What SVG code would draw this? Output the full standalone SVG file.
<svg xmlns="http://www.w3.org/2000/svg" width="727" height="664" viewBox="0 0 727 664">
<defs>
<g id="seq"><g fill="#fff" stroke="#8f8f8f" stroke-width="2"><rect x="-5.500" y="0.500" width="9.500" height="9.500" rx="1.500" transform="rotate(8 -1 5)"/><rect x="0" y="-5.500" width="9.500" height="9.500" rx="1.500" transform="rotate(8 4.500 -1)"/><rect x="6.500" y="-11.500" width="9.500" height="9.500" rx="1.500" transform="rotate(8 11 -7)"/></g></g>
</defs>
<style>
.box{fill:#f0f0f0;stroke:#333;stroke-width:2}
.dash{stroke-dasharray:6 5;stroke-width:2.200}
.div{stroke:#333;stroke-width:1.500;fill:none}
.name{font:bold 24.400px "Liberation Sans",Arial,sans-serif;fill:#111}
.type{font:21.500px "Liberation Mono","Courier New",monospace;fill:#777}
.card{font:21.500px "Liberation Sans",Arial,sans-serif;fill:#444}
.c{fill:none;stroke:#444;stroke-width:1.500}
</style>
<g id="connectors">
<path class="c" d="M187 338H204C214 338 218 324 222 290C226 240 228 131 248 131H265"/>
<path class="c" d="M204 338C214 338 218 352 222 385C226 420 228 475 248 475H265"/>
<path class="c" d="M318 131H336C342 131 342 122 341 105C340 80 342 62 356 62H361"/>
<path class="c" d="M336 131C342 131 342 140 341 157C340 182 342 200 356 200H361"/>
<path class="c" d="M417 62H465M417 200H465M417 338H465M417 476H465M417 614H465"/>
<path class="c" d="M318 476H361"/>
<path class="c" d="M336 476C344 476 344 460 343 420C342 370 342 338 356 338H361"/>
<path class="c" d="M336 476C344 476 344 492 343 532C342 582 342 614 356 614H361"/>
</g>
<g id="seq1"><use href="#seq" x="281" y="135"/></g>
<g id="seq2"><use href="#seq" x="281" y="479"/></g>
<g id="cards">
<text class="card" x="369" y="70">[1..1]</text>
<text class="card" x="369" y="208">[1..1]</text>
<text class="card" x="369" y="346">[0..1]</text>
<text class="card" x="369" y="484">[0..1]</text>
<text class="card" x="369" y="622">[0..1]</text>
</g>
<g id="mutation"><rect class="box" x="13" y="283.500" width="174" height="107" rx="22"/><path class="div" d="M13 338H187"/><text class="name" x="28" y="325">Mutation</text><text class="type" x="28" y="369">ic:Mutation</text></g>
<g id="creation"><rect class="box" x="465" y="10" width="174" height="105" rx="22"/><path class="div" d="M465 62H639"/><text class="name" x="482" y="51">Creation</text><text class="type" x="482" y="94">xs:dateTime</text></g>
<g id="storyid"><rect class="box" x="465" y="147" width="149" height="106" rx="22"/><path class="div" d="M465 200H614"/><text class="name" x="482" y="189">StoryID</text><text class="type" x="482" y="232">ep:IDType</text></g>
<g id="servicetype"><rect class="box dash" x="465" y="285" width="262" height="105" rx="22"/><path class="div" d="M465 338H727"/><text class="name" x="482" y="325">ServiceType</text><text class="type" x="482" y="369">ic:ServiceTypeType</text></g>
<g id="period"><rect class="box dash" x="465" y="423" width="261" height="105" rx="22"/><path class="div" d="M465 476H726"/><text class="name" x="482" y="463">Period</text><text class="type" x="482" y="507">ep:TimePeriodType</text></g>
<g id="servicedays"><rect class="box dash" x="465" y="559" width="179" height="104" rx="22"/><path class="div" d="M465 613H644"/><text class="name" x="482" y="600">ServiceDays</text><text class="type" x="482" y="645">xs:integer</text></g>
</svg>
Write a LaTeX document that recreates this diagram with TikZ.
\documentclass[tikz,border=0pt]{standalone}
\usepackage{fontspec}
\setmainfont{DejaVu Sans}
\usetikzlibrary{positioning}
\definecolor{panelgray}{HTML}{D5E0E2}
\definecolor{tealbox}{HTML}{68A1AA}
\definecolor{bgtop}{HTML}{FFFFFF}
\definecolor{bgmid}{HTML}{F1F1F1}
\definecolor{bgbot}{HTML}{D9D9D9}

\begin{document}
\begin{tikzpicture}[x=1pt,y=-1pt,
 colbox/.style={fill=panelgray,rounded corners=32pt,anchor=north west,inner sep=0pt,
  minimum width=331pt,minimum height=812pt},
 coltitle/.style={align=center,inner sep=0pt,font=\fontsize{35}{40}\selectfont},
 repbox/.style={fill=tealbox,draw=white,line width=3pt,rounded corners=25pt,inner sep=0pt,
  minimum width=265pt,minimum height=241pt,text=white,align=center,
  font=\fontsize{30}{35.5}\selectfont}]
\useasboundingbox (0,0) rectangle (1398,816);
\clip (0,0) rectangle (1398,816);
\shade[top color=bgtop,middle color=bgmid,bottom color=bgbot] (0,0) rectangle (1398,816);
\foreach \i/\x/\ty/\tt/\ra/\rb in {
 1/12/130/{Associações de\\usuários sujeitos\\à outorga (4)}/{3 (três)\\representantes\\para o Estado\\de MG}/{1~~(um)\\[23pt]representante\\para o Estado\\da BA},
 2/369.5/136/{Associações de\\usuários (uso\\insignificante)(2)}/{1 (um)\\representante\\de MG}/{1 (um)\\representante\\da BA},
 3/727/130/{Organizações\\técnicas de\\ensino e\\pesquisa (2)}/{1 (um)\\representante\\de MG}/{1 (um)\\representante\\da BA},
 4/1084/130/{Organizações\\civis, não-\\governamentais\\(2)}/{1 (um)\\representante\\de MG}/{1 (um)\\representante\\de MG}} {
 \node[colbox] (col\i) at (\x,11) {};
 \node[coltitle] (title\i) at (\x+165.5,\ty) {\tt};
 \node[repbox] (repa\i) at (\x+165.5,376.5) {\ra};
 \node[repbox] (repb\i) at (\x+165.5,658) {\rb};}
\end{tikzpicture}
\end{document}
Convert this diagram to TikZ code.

★ ★ ★ ★ ★

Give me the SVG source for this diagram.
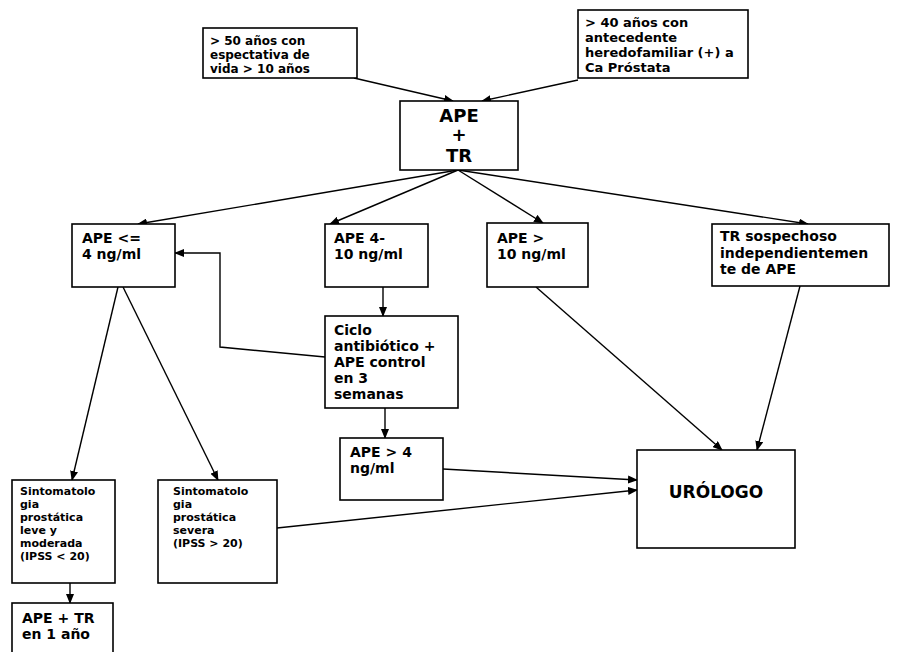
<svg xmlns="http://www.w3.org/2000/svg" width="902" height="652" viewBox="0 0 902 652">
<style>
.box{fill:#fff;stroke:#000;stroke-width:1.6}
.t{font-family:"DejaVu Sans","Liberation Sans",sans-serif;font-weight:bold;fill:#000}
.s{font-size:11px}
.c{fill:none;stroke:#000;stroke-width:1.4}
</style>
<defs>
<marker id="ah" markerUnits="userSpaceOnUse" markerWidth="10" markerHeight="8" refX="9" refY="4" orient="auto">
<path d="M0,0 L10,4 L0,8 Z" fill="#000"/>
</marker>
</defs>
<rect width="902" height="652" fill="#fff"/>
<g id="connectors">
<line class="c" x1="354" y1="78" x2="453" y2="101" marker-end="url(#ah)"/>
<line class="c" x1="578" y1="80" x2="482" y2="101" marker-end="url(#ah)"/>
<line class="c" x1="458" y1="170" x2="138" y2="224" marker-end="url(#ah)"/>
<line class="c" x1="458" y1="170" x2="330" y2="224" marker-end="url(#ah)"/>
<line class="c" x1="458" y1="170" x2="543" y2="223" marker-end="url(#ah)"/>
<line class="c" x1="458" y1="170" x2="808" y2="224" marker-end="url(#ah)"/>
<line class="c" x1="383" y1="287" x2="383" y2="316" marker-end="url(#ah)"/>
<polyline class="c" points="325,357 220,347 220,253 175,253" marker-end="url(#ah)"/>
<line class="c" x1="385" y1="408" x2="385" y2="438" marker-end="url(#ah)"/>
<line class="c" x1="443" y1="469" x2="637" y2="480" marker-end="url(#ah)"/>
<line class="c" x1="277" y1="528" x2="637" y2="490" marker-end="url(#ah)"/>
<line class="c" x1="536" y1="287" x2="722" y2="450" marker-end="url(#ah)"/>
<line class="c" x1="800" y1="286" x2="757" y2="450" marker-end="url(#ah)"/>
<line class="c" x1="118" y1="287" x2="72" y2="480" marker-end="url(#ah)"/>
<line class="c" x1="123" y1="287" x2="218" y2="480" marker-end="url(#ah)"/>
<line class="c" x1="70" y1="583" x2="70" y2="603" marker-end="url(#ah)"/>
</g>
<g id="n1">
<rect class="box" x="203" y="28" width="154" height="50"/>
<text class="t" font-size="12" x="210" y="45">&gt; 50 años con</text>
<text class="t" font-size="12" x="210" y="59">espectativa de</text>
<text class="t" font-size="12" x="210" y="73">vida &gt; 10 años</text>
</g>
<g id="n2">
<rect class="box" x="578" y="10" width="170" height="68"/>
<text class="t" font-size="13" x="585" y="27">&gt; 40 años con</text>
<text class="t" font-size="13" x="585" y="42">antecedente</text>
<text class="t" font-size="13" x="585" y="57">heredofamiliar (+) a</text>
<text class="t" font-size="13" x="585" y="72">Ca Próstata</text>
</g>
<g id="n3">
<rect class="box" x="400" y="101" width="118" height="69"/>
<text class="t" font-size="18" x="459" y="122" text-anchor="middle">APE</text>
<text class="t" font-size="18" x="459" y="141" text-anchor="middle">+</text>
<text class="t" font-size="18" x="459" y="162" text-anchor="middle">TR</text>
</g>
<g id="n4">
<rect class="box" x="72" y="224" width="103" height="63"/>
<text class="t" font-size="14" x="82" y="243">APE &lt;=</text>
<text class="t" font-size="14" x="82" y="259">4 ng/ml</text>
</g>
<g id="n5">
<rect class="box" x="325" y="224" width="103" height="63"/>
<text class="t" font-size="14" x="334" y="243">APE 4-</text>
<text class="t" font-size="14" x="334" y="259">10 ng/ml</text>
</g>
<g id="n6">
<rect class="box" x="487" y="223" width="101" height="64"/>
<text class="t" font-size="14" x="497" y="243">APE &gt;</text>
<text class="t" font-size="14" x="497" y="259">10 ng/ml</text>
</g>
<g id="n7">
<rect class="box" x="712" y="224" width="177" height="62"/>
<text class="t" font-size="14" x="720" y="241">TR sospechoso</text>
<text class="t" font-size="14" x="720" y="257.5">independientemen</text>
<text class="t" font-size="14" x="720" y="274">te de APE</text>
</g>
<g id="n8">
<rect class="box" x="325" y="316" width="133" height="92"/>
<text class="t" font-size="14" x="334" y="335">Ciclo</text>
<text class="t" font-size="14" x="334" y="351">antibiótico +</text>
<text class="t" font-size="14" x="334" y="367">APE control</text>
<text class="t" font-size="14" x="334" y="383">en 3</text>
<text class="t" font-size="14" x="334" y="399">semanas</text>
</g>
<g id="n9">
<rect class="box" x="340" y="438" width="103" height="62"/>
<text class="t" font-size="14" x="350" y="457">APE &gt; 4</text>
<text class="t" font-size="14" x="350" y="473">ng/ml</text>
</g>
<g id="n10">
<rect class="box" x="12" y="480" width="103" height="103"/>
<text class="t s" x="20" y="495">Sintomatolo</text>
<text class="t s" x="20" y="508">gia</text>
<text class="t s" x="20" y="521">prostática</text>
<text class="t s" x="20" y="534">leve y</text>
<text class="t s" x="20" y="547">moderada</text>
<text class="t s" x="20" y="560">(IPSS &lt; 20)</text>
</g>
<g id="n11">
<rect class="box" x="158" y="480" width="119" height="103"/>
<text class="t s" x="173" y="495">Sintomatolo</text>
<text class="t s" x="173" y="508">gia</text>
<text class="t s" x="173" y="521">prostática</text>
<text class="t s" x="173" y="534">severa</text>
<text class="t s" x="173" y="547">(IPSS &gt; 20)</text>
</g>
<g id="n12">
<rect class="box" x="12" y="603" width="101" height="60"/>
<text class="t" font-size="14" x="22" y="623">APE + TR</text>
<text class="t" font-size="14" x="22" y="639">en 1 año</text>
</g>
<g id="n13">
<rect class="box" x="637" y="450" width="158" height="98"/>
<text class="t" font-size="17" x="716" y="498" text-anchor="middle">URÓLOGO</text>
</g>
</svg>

★ ★ ★ ★ ★

WHAT IS ASKED -
Determine the count of lines in the data above with the string "draw" in them, and give that count alone.

EXPECTED ANSWER -
2